Que por medio de instituciones jurídicas aumente el grado de incertidumbre respecto del futuro es injustificable. Por el contario, podría argumentarse que la eficiencia de aquellas se reconoce en función de su capacidad para reducir incertidumbre[2]. Lo que más preocupa de esto es el efecto económico que se puede anticipar al no tomarse en serio esa particular función de la institución jurídica en general. No pudiéndose imaginar el mañana[3], los agentes asumen que su oferta de bienes presentes es mayor a la del futuro. En lo que a ellos respecta, lo que tienen hoy lo tendrán en menor cantidad mañana, ya que la producción no podrá continuar normalmente por orden presidencial. Siendo así, lo que no consuman hoy probablemente no podrán consumirlo mañana.

 

Oferta de recursos

 

Así, descontando fuertemente el futuro, se ven los agentes del mercado avocados al consumo presente. Para poder hacer inversiones, el futuro demanda del presente la creación de la oferta necesaria de recursos, la cual solo se puede generar realmente con ahorro –con sacrifico de consumo presente en favor de la inversión futura–. Estos cursos de acción productivos que tendrían por objeto la satisfacción de necesidades de los consumidores futuros se dejarán de emprender, así como se dejarán de demandar factores de producción idóneos para tales procesos productivos.

 

Disminuyendo esta demanda de bienes de producción, como la del trabajo, disminuyen sus precios, lo cual se traduce en menos ingresos en términos de salarios de un buen número de trabajadores, entre otros temas. A esto se le puede sumar la mayor certidumbre de un alto de grado de expropiación en el futuro, asociada a cualquier inversión que se esté contemplando en el presente, como causa de la reforma tributaria anunciada, que promete una mayor extracción de varias fuentes de ingreso. Menos riqueza en el futuro significa menos bienestar.

 

En últimas, el bienestar individual está en vilo, contando con menos riqueza en el futuro que, por gobierno de la ley de utilidad marginal, lleva a los individuos a sobrevivir atendiendo las necesidades más urgentes –y sacrificando las menos urgentes–, aquellas que civilizan la vida en sociedad. Me refiero con ello a la gran limitación de las oportunidades de los individuos de contemplar el mundo, lo que solo se puede hacer con el suficiente ocio que resulta de una expansión constante de la riqueza.

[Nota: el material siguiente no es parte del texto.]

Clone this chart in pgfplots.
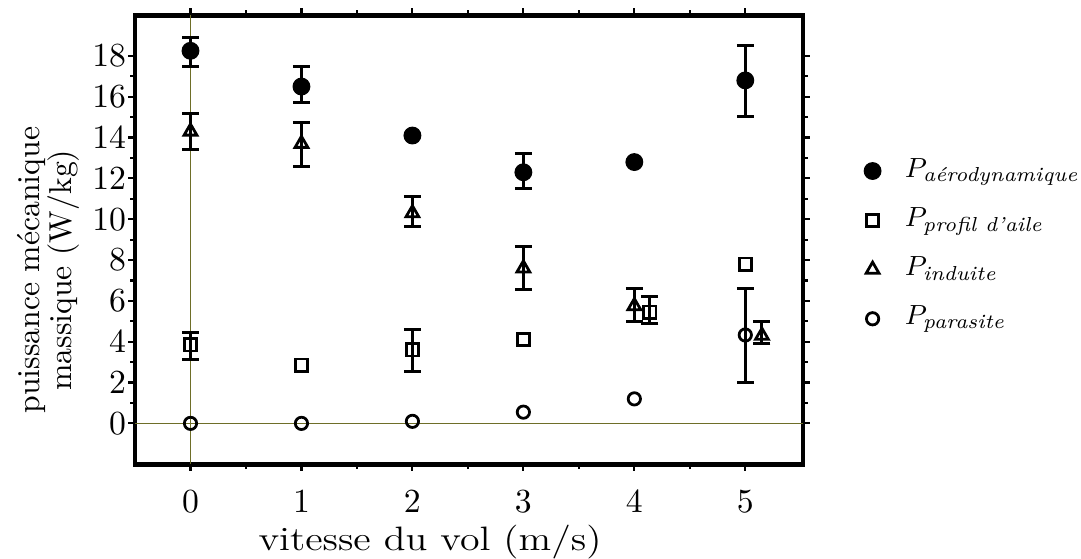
\documentclass[border=0pt]{standalone}
\usepackage{pgfplots}
\usepackage{pgfplotstable}
\usepackage{amsmath}
\pgfplotsset{compat=1.18}
\definecolor{refline}{RGB}{110,110,40}

\pgfplotstableread{
x y ep em
0 18.25 0.65 0.75
1 16.5 1.0 0.8
3 12.3 0.9 0.8
5 16.8 1.7 1.75
}\aeroerr
\pgfplotstableread{
x y
2 14.1
4 12.8
}\aeroplain
\pgfplotstableread{
x y ep em
0 3.85 0.6 0.7
2 3.6 1.0 1.05
4.14 5.45 0.75 0.55
}\proferr
\pgfplotstableread{
x y
1 2.85
3 4.1
5 7.8
}\profplain
\pgfplotstableread{
x y ep em
0 14.3 0.9 0.9
1 13.7 1.05 1.1
2 10.3 0.8 0.65
3 7.6 1.05 1.05
4 5.75 0.85 0.75
5.15 4.3 0.7 0.4
}\inderr
\pgfplotstableread{
x y ep em
5 4.33 2.27 2.33
}\paraerr
\pgfplotstableread{
x y
0 0
1 0
2 0.1
3 0.55
4 1.2
}\paraplain

\pgfplotsset{myleg/.style={legend image code/.code={\draw[##1] plot coordinates {(0pt,0pt)};}}}

\begin{document}
\begin{tikzpicture}
\useasboundingbox (-43.86pt,-30.54pt) rectangle (307.3pt,150.8pt);
\begin{axis}[
  at={(0pt,0pt)}, anchor=south west,
  scale only axis,
  width=217pt, height=145.9pt,
  xmin=-0.5, xmax=5.52, ymin=-2, ymax=20,
  xtick={0,1,2,3,4,5}, minor x tick num=1,
  ytick={0,2,...,18}, minor y tick num=1,
  tick align=outside,
  major tick length=2.2pt, minor tick length=1.6pt,
  every tick/.style={black, line width=0.7pt},
  axis line style={line width=1.6pt},
  tick label style={font=\fontsize{10.5}{12}\selectfont},
  yticklabel style={inner sep=0.5pt},
  xticklabel style={yshift=-3pt},
  xlabel={\scalebox{1.18}[1]{vitesse du vol (m/s)}},
  xlabel style={at={(axis description cs:0.4416,-0.1915)}, anchor=base, font=\fontsize{11}{13}\selectfont},
  ylabel={puissance mécanique\\massique (W/kg)},
  ylabel style={at={(axis description cs:-0.130,0.432)}, anchor=center, rotate=0, align=center, font=\fontsize{10.3}{10.5}\selectfont},
  legend cell align=left,
  legend style={at={(1.0908,0.709)}, anchor=north west, draw=none, fill=none,
    inner sep=0pt, row sep=0pt,
    nodes={text height=8pt, text depth=4pt, inner sep=2pt},
    font=\fontsize{9.4}{11.5}\selectfont},
  error bars/y dir=both, error bars/y explicit,
  error bars/error mark options={black, mark size=2.75pt, line width=1pt, rotate=90},
  error bars/error bar style={black, line width=1pt},
]
\addplot[forget plot, refline, line width=0.5pt] coordinates {(0,-2) (0,20)};
\addplot[forget plot, refline, line width=0.5pt] coordinates {(-0.5,0) (5.52,0)};

\addplot[only marks, myleg, mark=*, mark size=2.7pt, black] table[x=x, y=y, y error plus=ep, y error minus=em] {\aeroerr};
\addlegendentry{\hspace{5.8pt}$P_{\textit{aérodynamique}}$}
\addplot[forget plot, only marks, mark=*, mark size=2.7pt, black, error bars/y dir=none] table[x=x, y=y] {\aeroplain};

\addplot[only marks, myleg, mark=square, mark size=2pt, black, line width=0.9pt] table[x=x, y=y, y error plus=ep, y error minus=em] {\proferr};
\addlegendentry{\hspace{5.8pt}$P_{\textit{profil d'aile}}$}
\addplot[forget plot, only marks, mark=square, mark size=2pt, black, line width=0.9pt, error bars/y dir=none] table[x=x, y=y] {\profplain};

\addplot[only marks, myleg, mark=triangle, mark size=2.4pt, black, line width=0.9pt] table[x=x, y=y, y error plus=ep, y error minus=em] {\inderr};
\addlegendentry{\hspace{5.8pt}$P_{\textit{induite}}$}

\addplot[only marks, myleg, mark=o, mark size=2pt, black, line width=0.9pt] table[x=x, y=y, y error plus=ep, y error minus=em] {\paraerr};
\addlegendentry{\hspace{5.8pt}$P_{\textit{parasite}}$}
\addplot[forget plot, only marks, mark=o, mark size=2pt, black, line width=0.9pt, error bars/y dir=none] table[x=x, y=y] {\paraplain};
\end{axis}
\end{tikzpicture}
\end{document}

A su vez, tal crecimiento de la hacienda individual solo es posible, de manera sostenible, a partir de los intercambios voluntarios que tienen por principio habilitante que los agentes sean dueños de sus cosas y de los frutos de su producción, sin ser esclavos de los vaivenes de la voluntad estatal y de los altos grados de incertidumbre que ella es capaz de generar.

 

El Derecho puede facilitar o entorpecer este proceso. El monopolio que detenta el Estado, junto a la mencionada forma de definir la propiedad, ha logrado lo último. Lo otro cierto es que, desde hace varios años, ya se contaba con este marco institucional que habilita ese entorpecimiento. Tan solo fue determinante una pandemia para haber acortado el tiempo en el que ello dejará de ser tan solo latente, para volverse patente. Sinceramente, esto es lo que más aterroriza de la mencionada “nueva normalidad”.

 

[1] Ludwig Von Mises, Economic Calculation in the Socialist Commonwealth (Auburn: The Ludwig von Mises Institute, 1990).

[2] Linda A Schwartzstein, “Austrian Economic View of Legal Process, An,” Ohio State Law Journal 55 (1994): 1049.

[3] Israel M. Kirzner, The Meaning of the Market Process: Essays in the Development of Modern Austrian Economics (New York: Routledge, 1992).